Year of Grace asks: “Where is Jesus?”

02 May 2012

By The Record

Archbishop Costelloe explains the meaning and significance of the forthcoming year of grace to priests.

The Year of Grace is not a program, its organisers say; it’s an opportunity. Beginning on May 27 at Pentecost, the bishops will encourage every Catholic in Australia to ask: “Where is Jesus in my life?”

At a conference held at the Faith Centre on April 26, Archbishop Timothy Costelloe SDB explained the background and purpose of the year to priests from parishes throughout Perth.

“The Year of Grace was a result of a long period of reflection, discussion and prayer,” Archbishop Costelloe said, having been part of the bishops’ committee formed to explore the idea.

“We really think that this is the work of the Holy Spirit.”

After the success and significance of World Youth Day in Sydney, 2008 and the canonisation of St Mary of the Cross MacKillop in 2010, the time was right for the whole Church in Australia to engage in some sort of shared endeavour, the Archbishop said.

“We didn’t know what that something was,” Archbishop Costello said. “But if Jesus is not both theoretically and practically at the heart of our faith in the Catholic community then perhaps we have no heart.

“This is my take on the reflection that the bishops’ conference went through over a long period of time as we thought about this idea of promulgating the year of grace.”

The Year of Grace was announced on the Feast of Christ the King on November 11 last year; it is about the heart and a call to pray more than to study.

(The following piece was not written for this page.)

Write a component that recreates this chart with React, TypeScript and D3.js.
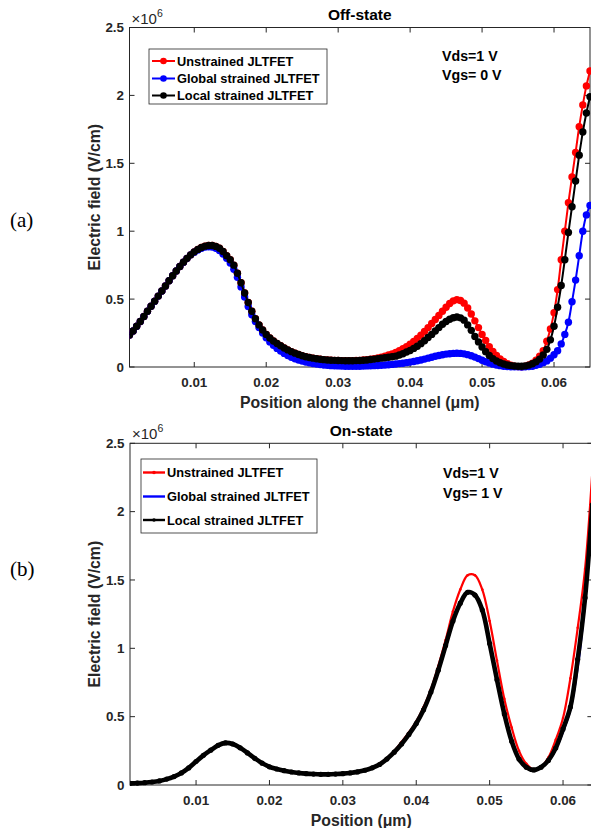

Each parish in Australia will celebrate the Year of Grace in its own way.

Paddy Buckley, co-ordinator for the Year of Grace said, “Each parish can do what it wants; the Year of Grace will be different in every parish, what we are doing is not prescriptive.”

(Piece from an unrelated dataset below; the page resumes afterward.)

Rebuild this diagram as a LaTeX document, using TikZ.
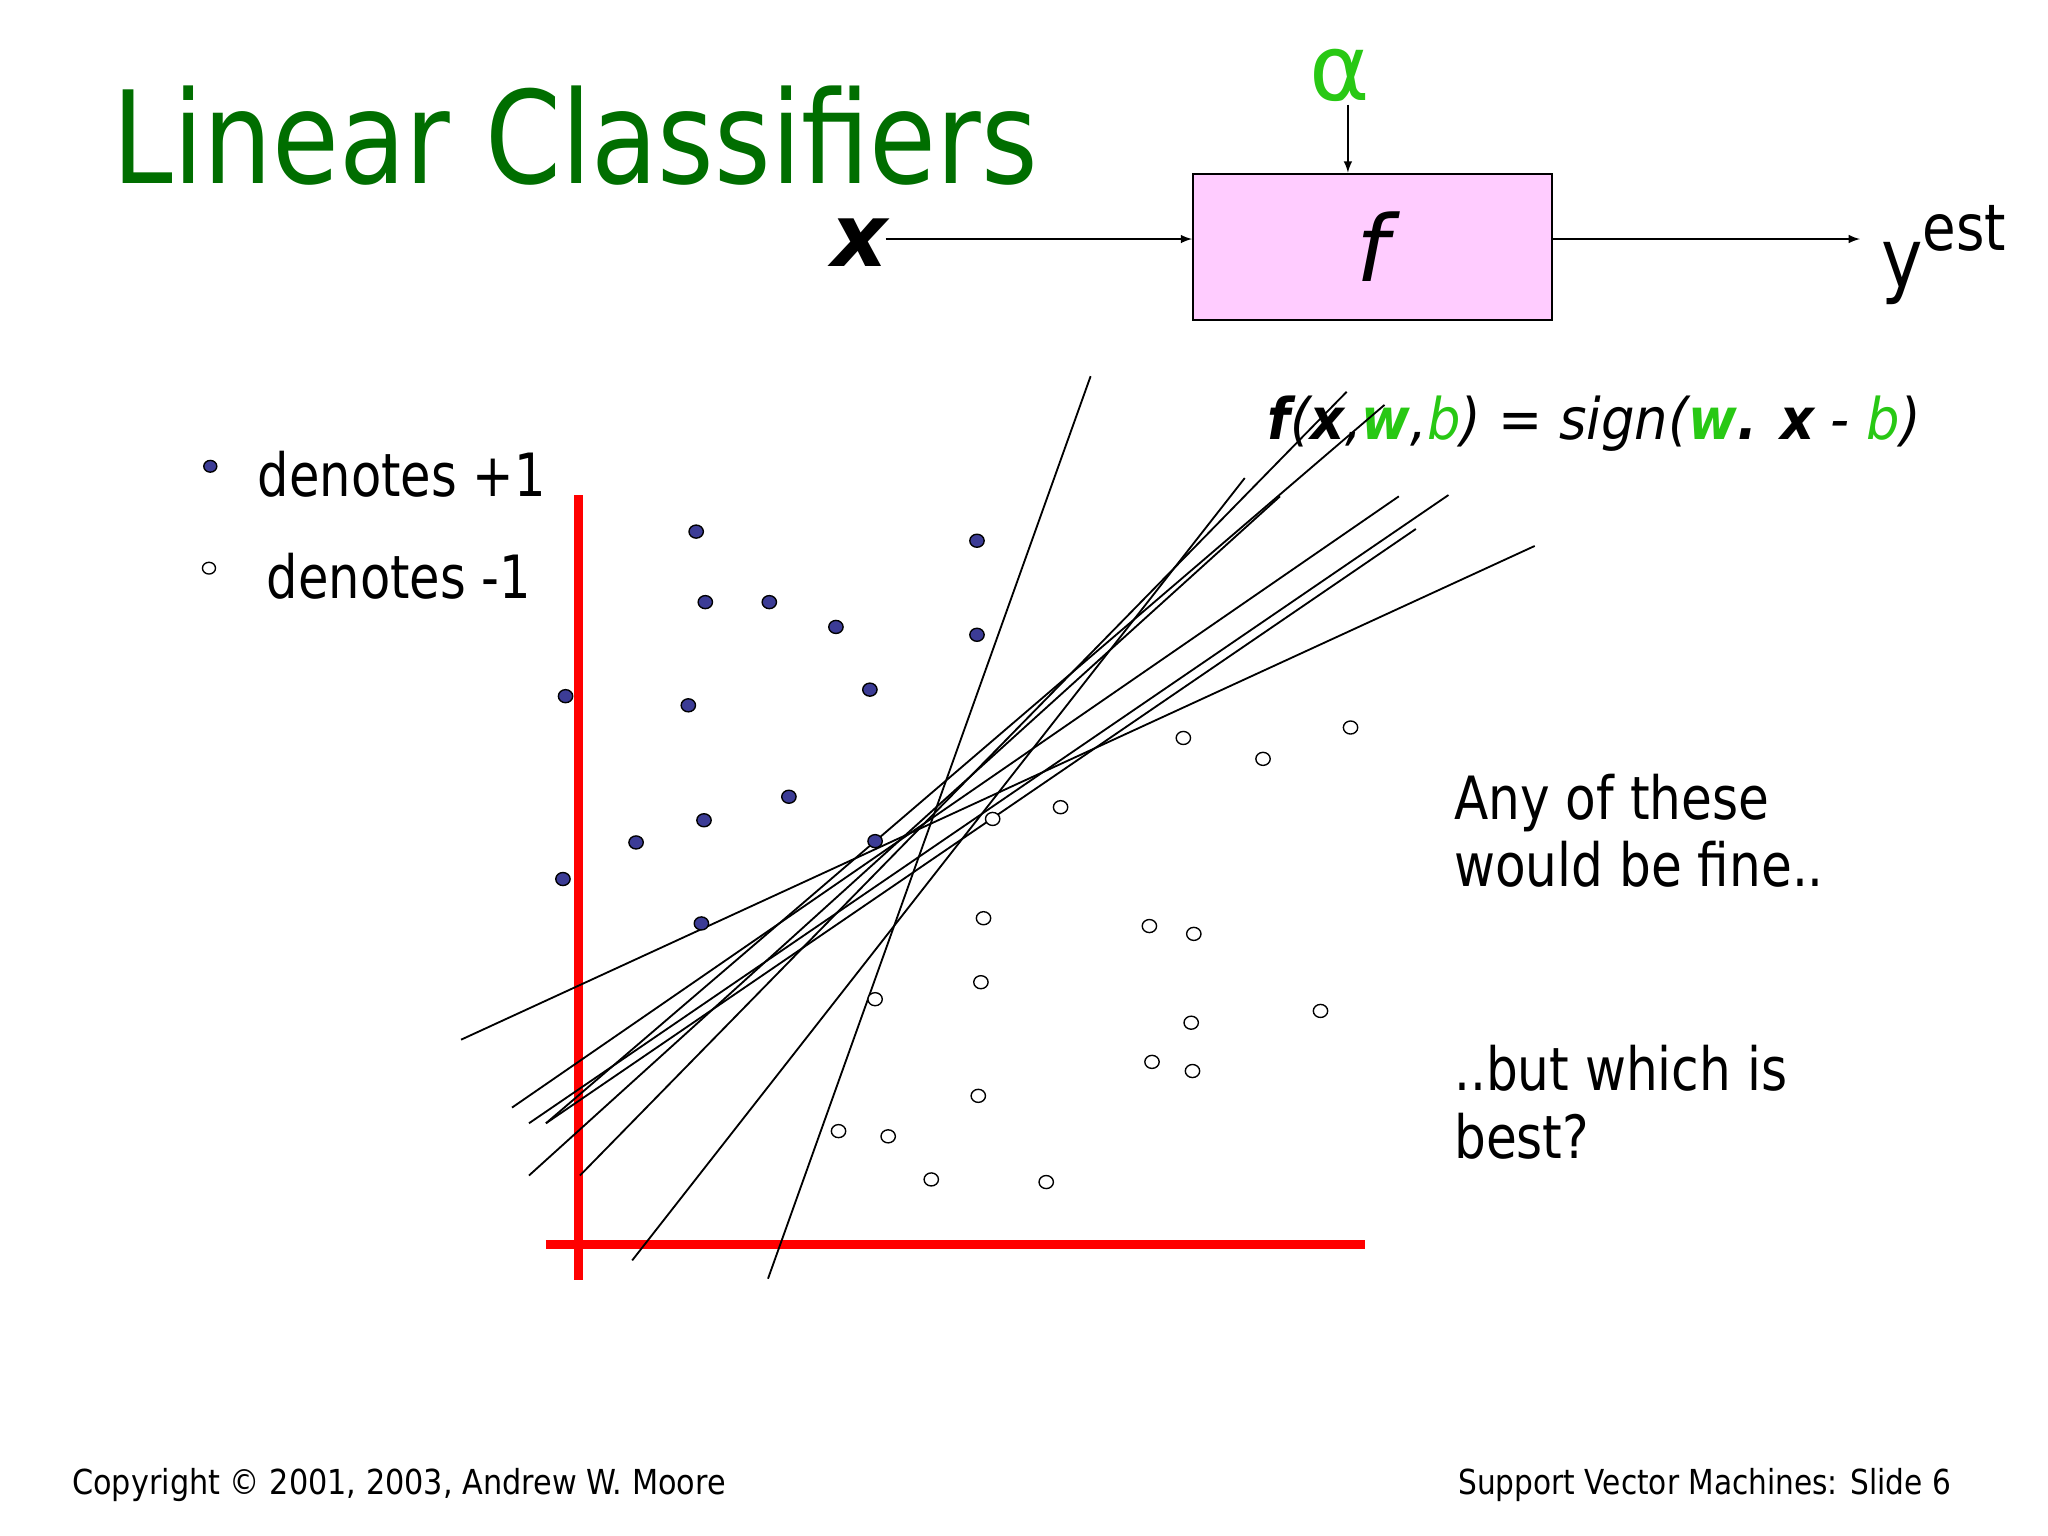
\documentclass[tikz,border=0pt]{standalone}
\usepackage{fontspec}
\setmainfont{DejaVu Sans}
\newcommand{\hsq}[2]{\scalebox{#1}[1]{#2}}
\begin{document}
\begin{tikzpicture}[x=0.02cm,y=-0.02cm,
  pospt/.style={draw=black,fill={rgb,255:red,60;green,60;blue,150},line width=0.6pt},
  negpt/.style={draw=black,fill=white,line width=0.6pt},
  sepline/.style={line width=0.8pt},
  arr/.style={-latex,line width=0.7pt}]
\definecolor{tgreen}{RGB}{0,110,0}
\definecolor{lgreen}{RGB}{40,200,20}
\useasboundingbox (0,0) rectangle (1568,1176);
\node[anchor=west,text=tgreen,font=\fontsize{56}{60}\selectfont,inner sep=0] (title) at (86,104) {\hsq{0.846}{Linear Classifiers}};
\node[draw=black,line width=1pt,fill={rgb,255:red,255;green,204;blue,255},minimum width=5.5cm,minimum height=2.24cm,inner sep=0] (f) at (1051,189) {\fontsize{40}{44}\selectfont\itshape f};
\node[text=lgreen,font=\fontsize{40}{44}\selectfont,inner sep=1pt] (al) at (1026,58) {α};
\node[font=\fontsize{38}{40}\selectfont\bfseries\itshape,inner sep=1pt] (x) at (658,186) {x};
\node[anchor=west,font=\fontsize{36}{40}\selectfont,inner sep=0] (y) at (1440,195) {\hsq{0.85}{y\raisebox{0.45em}{\fontsize{28}{30}\selectfont est}}};
\coordinate (fin) at (f.west|-0,183); \coordinate (fout) at (f.east|-0,183);
\coordinate (xend) at (678,183);
\coordinate (yend) at (1424,183);
\draw[arr] (xend) -- (fin);
\draw[arr] (fout) -- (yend);
\draw[arr] (al.south-|1032,0) -- (f.north-|1032,0);
\node[anchor=west,font=\fontsize{25}{28}\selectfont\itshape,inner sep=0] (eq) at (970,324) {\hsq{0.92}{\textbf{f}(\textbf{x},\textcolor{lgreen}{\textbf{w}},\textcolor{lgreen}{b}) = sign(\textcolor{lgreen}{\textbf{w}}\textbf{.} \textbf{x} - \textcolor{lgreen}{b})}};
% legend
\filldraw[pospt] (161,357) ellipse (5 and 4.5);
\draw[negpt] (160,435) ellipse (5 and 4.5);
\node[anchor=west,font=\fontsize{26}{28}\selectfont,inner sep=0] (l1) at (197,363) {\hsq{0.83}{denotes +1}};
\node[anchor=west,font=\fontsize{26}{28}\selectfont,inner sep=0] (l2) at (204,441) {\hsq{0.83}{denotes -1}};
% axes
\draw[red,line width=4pt] (443,379) -- (443,980);
\draw[red,line width=4pt] (418,953) -- (1045,953);
% lines
\draw[sepline] (835,288) -- (588,979);
\draw[sepline] (953,366) -- (484,965);
\draw[sepline] (1175,418) -- (353,796);
\draw[sepline] (1031,300) -- (444,900);
\draw[sepline] (980,380) -- (405,900);
\draw[sepline] (1060,310) -- (418,860);
\draw[sepline] (1071,380) -- (392,848);
\draw[sepline] (1109,379) -- (405,860);
\draw[sepline] (1084,405) -- (418,860);
% points
\foreach \p in {(533,407),(748,414),(540,461),(589,461),(640,480),(748,486),(433,533),(527,540),(666,528),(604,610),(539,628),(487,645),(670,644),(431,673),(537,707)}
  \filldraw[pospt] \p ellipse (5.5 and 5);
\foreach \p in {(906,565),(967,581),(1034,557),(760,627),(812,618),(753,703),(880,709),(914,715),(751,752),(670,765),(912,783),(1011,774),(882,813),(913,820),(749,839),(642,866),(680,870),(713,903),(801,905)}
  \draw[negpt] \p ellipse (5.5 and 5);
\node[anchor=north west,align=left,font=\fontsize{26}{29.5}\selectfont,inner sep=0] (t1) at (1113,592) {\hsq{0.84}{Any of these}\\\hsq{0.84}{would be fine..}};
\node[anchor=north west,align=left,font=\fontsize{26}{29.5}\selectfont,inner sep=0] (t2) at (1113,800) {\hsq{0.84}{..but which is}\\\hsq{0.84}{best?}};
\node[anchor=west,font=\fontsize{15}{18}\selectfont,inner sep=0] (c1) at (55,1137) {\hsq{0.88}{Copyright \textcopyright{} 2001, 2003, Andrew W. Moore}};
\node[anchor=east,font=\fontsize{15}{18}\selectfont,inner sep=0] (c2) at (1494,1137) {\hsq{0.86}{Support Vector Machines: Slide 6}};
\end{tikzpicture}
\end{document}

Priests at the conference with Archbishop Costelloe received the Year of Grace enthusiastically, with many sharing their own ideas of how to make the best of the period.

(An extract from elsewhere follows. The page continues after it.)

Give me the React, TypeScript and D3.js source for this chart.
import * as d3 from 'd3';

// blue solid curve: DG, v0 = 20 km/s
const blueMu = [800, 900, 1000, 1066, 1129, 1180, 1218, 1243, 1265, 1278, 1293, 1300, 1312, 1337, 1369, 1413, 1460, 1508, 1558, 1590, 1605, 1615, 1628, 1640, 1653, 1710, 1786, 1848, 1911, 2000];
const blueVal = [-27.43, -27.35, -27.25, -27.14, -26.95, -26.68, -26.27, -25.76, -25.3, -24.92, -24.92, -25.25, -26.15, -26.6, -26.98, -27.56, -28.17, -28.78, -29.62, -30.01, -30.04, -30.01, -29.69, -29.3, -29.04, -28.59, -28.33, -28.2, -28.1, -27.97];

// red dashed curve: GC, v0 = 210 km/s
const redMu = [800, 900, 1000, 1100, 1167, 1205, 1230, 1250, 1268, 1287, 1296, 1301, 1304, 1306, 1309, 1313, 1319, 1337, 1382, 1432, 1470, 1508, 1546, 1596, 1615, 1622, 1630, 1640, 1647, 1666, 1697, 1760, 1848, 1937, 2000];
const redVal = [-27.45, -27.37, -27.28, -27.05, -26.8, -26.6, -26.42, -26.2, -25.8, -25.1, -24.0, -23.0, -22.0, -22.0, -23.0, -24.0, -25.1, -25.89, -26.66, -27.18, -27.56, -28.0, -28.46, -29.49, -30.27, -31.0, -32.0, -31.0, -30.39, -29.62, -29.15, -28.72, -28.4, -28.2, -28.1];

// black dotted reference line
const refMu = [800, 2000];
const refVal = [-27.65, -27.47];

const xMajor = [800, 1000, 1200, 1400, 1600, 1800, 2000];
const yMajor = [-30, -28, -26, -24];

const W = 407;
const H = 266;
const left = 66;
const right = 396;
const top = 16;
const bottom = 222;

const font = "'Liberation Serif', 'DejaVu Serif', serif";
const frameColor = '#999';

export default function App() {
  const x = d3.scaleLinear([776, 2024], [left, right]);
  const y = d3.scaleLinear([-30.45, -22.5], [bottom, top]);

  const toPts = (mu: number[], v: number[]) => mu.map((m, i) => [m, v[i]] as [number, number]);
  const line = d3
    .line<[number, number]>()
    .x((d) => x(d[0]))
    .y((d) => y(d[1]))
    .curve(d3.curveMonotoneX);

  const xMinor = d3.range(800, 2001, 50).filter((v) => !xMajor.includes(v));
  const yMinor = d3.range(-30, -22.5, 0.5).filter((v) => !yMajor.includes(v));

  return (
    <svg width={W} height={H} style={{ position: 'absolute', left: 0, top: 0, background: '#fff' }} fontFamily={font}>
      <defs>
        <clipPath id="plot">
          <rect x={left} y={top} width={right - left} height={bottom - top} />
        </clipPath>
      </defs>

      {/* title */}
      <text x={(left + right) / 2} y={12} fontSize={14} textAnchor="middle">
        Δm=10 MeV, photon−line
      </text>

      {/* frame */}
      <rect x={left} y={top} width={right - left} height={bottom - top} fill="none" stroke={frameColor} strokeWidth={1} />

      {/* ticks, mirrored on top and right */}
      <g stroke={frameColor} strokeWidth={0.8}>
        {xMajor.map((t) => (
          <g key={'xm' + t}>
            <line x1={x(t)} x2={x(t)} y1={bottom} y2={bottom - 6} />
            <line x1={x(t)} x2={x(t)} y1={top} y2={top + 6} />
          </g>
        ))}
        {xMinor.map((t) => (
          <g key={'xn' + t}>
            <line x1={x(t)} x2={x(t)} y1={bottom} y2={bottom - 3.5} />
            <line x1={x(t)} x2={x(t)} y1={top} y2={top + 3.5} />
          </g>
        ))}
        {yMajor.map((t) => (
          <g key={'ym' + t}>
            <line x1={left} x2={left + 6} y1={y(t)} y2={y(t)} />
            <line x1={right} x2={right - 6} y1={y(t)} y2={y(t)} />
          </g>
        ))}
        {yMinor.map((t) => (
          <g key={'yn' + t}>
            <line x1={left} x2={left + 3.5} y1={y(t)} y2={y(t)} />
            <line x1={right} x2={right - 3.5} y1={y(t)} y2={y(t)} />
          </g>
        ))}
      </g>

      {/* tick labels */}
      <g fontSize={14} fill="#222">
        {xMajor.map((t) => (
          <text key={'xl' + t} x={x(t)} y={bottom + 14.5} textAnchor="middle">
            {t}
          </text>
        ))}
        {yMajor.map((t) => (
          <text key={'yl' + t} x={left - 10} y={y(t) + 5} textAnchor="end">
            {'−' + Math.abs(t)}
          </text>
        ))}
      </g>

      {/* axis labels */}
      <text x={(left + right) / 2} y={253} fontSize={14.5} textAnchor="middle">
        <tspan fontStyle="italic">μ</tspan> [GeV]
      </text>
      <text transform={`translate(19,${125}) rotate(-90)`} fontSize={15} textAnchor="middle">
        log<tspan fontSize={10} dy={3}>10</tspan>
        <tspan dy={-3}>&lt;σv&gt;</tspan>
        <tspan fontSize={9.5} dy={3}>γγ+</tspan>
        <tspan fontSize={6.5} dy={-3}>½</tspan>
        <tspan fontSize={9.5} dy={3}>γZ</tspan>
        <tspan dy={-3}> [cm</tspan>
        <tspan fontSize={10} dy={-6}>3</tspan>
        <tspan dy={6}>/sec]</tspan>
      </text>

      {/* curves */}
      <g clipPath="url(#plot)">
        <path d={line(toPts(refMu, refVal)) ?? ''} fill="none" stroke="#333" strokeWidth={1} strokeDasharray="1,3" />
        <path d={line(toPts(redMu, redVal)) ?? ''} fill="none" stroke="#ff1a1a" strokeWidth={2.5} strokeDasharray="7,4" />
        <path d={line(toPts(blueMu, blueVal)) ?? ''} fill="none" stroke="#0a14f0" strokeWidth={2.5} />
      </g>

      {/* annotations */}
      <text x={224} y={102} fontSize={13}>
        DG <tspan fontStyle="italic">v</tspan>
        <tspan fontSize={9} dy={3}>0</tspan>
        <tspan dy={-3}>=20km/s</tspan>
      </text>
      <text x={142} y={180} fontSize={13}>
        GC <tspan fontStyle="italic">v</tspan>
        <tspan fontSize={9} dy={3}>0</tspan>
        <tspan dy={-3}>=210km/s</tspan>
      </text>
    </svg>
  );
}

One suggestion was that those baptised during the time would have ‘baptised in the Year of Grace’ written on their baptism certificates.

“Everything is centred on Christ in the Year of Grace,” Archbishop Costelloe said.

“From schools, to churches and the wider community. It is not another program; there are no goals or criteria, it is a call (to) reflection more than problem solving.”